§ **What you should do**
Your task is to repeat the lines from the line with "Write a Python" to the line with "import pandas as pd", both ends included, and nothing else. Pictures stay out of the copy.

§ **Source data**
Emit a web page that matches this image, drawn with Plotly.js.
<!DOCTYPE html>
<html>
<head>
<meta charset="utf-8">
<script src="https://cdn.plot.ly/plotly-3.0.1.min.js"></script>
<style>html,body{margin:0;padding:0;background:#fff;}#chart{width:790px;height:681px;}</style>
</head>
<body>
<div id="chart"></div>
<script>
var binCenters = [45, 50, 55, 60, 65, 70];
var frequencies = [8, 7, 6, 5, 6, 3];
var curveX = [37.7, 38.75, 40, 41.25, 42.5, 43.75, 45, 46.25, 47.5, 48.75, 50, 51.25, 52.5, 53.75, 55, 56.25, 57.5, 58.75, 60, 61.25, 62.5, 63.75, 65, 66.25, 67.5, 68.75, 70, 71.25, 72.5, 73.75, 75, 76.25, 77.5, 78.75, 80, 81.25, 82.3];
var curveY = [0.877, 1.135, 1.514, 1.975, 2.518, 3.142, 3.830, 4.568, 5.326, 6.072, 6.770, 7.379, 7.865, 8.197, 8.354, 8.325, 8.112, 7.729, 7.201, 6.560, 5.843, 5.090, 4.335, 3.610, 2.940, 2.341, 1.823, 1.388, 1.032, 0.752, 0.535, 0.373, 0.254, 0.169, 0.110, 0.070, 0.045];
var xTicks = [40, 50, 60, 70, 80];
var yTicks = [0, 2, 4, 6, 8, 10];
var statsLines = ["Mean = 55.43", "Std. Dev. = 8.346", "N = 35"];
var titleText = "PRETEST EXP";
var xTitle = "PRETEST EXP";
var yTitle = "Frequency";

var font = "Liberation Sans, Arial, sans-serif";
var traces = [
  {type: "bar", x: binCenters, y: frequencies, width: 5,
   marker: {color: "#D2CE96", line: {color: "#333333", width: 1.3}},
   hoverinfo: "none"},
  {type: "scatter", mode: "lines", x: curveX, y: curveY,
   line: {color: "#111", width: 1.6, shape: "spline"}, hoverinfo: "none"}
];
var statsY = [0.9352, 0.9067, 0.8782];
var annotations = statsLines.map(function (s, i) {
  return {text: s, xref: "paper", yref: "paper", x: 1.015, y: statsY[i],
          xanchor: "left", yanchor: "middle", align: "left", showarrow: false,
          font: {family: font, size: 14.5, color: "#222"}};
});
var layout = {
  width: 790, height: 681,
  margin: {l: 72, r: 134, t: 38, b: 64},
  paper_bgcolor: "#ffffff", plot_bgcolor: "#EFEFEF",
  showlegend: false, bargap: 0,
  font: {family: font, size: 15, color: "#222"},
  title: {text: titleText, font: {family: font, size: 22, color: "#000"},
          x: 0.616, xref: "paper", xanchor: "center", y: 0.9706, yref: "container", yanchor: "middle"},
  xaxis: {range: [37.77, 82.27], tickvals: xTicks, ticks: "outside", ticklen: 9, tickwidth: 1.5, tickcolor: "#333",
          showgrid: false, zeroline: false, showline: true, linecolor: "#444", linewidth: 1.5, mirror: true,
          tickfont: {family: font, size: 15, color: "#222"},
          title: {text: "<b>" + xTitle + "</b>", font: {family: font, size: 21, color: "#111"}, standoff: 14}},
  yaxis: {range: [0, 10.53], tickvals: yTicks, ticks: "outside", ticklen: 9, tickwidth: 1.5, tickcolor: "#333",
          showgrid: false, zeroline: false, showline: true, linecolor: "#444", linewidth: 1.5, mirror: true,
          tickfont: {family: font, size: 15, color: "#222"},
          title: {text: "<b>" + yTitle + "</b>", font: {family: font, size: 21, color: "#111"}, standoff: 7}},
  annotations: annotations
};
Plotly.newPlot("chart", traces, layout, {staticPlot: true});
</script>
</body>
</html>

...

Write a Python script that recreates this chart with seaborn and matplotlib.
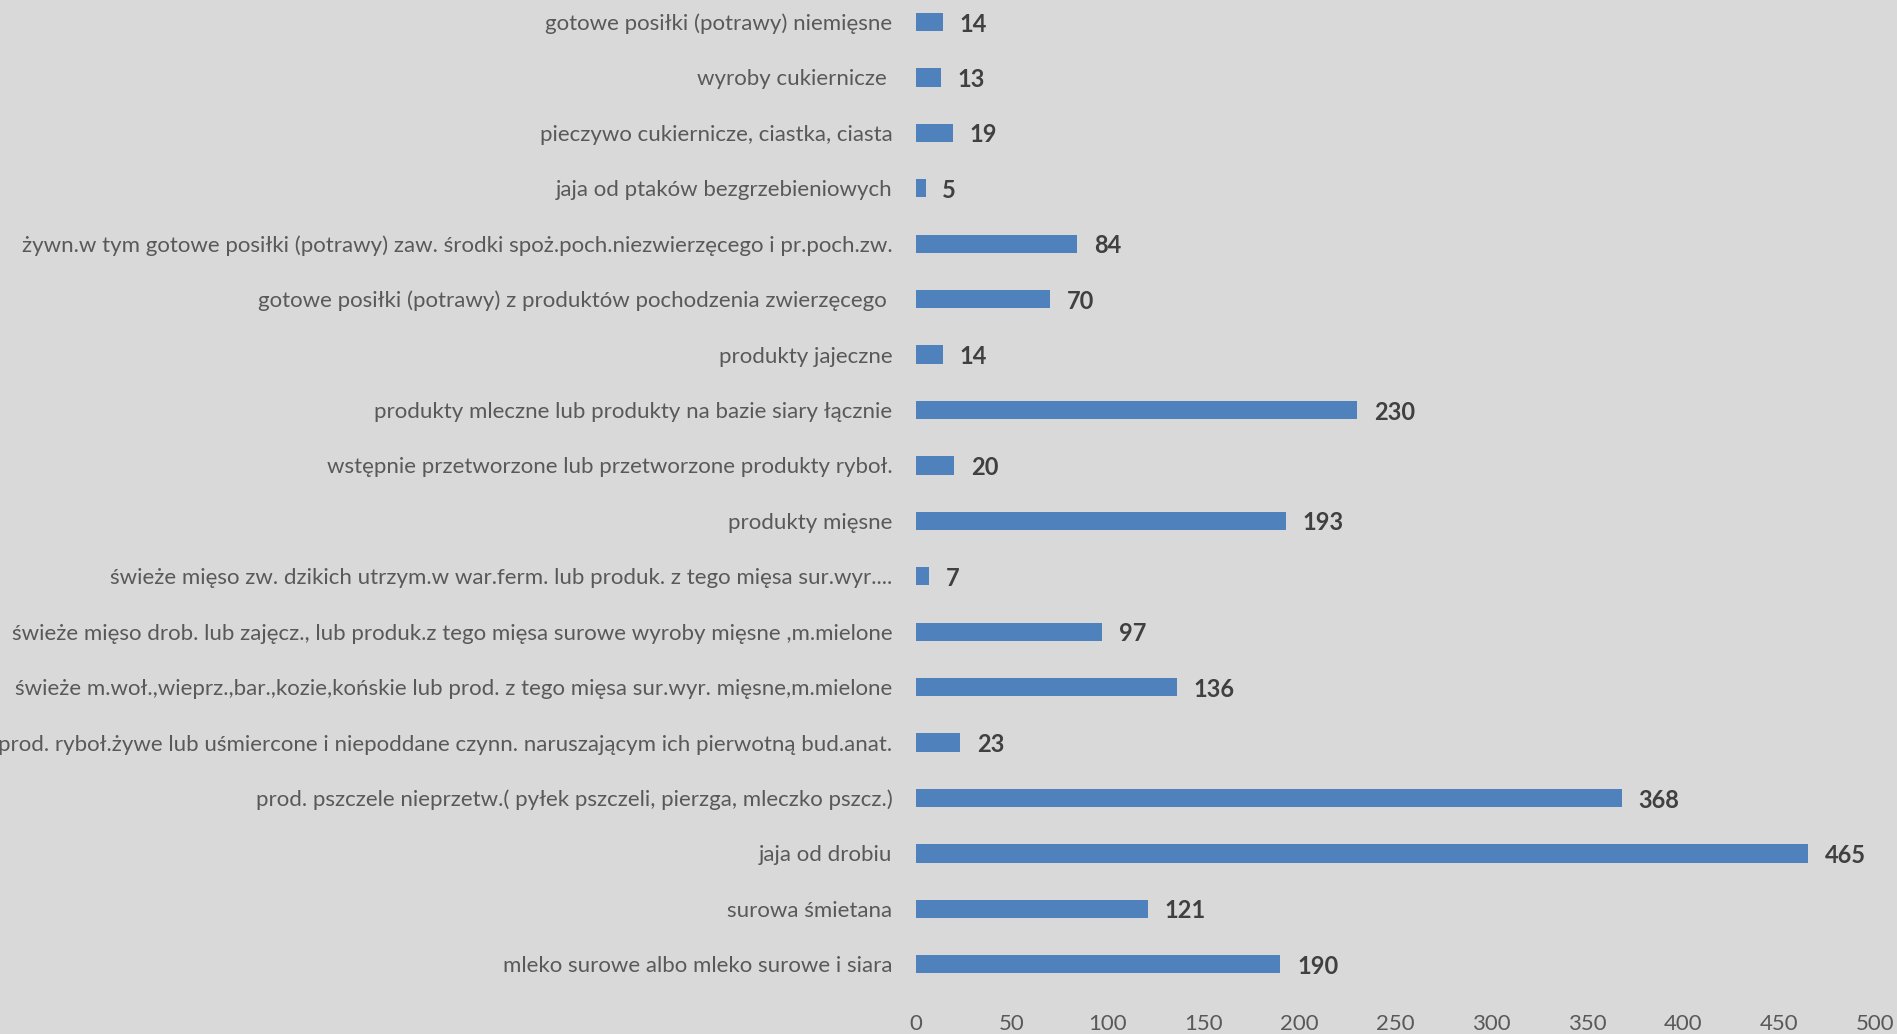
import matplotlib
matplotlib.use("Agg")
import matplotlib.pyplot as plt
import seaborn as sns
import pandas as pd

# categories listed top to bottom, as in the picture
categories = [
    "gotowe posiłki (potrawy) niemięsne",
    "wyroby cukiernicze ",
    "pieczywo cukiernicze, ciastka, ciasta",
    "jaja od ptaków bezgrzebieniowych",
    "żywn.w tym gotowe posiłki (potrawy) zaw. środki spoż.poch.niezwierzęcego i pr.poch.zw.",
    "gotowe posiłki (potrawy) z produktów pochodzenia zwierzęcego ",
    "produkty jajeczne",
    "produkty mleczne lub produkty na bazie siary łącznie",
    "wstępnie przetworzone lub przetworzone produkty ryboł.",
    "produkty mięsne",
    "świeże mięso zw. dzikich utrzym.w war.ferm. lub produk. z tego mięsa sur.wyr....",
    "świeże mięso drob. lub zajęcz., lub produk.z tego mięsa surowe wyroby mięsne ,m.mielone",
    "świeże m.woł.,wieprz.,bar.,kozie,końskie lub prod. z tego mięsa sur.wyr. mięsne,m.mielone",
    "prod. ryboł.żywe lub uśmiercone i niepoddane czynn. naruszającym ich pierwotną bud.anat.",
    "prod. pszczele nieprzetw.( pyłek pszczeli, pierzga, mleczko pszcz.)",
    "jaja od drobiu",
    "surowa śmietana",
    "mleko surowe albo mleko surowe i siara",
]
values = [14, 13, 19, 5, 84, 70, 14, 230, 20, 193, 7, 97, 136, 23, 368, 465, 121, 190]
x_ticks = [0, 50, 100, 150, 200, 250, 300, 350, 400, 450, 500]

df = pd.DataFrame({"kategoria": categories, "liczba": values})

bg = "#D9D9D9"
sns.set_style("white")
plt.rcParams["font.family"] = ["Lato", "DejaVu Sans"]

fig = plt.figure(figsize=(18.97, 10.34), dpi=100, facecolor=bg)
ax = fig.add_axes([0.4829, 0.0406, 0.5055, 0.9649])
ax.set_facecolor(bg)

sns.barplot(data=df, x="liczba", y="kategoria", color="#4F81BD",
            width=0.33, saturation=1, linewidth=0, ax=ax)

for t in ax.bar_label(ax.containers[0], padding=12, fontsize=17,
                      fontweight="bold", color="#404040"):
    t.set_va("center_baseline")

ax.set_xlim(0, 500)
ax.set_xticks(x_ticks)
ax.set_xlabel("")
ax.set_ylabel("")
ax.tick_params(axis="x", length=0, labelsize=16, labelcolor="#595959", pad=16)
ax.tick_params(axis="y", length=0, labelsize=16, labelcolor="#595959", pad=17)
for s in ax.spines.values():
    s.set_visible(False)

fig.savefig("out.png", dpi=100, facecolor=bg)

§ **The response**
Write a Python script that recreates this chart with seaborn and matplotlib.
import matplotlib
matplotlib.use("Agg")
import matplotlib.pyplot as plt
import seaborn as sns
import pandas as pd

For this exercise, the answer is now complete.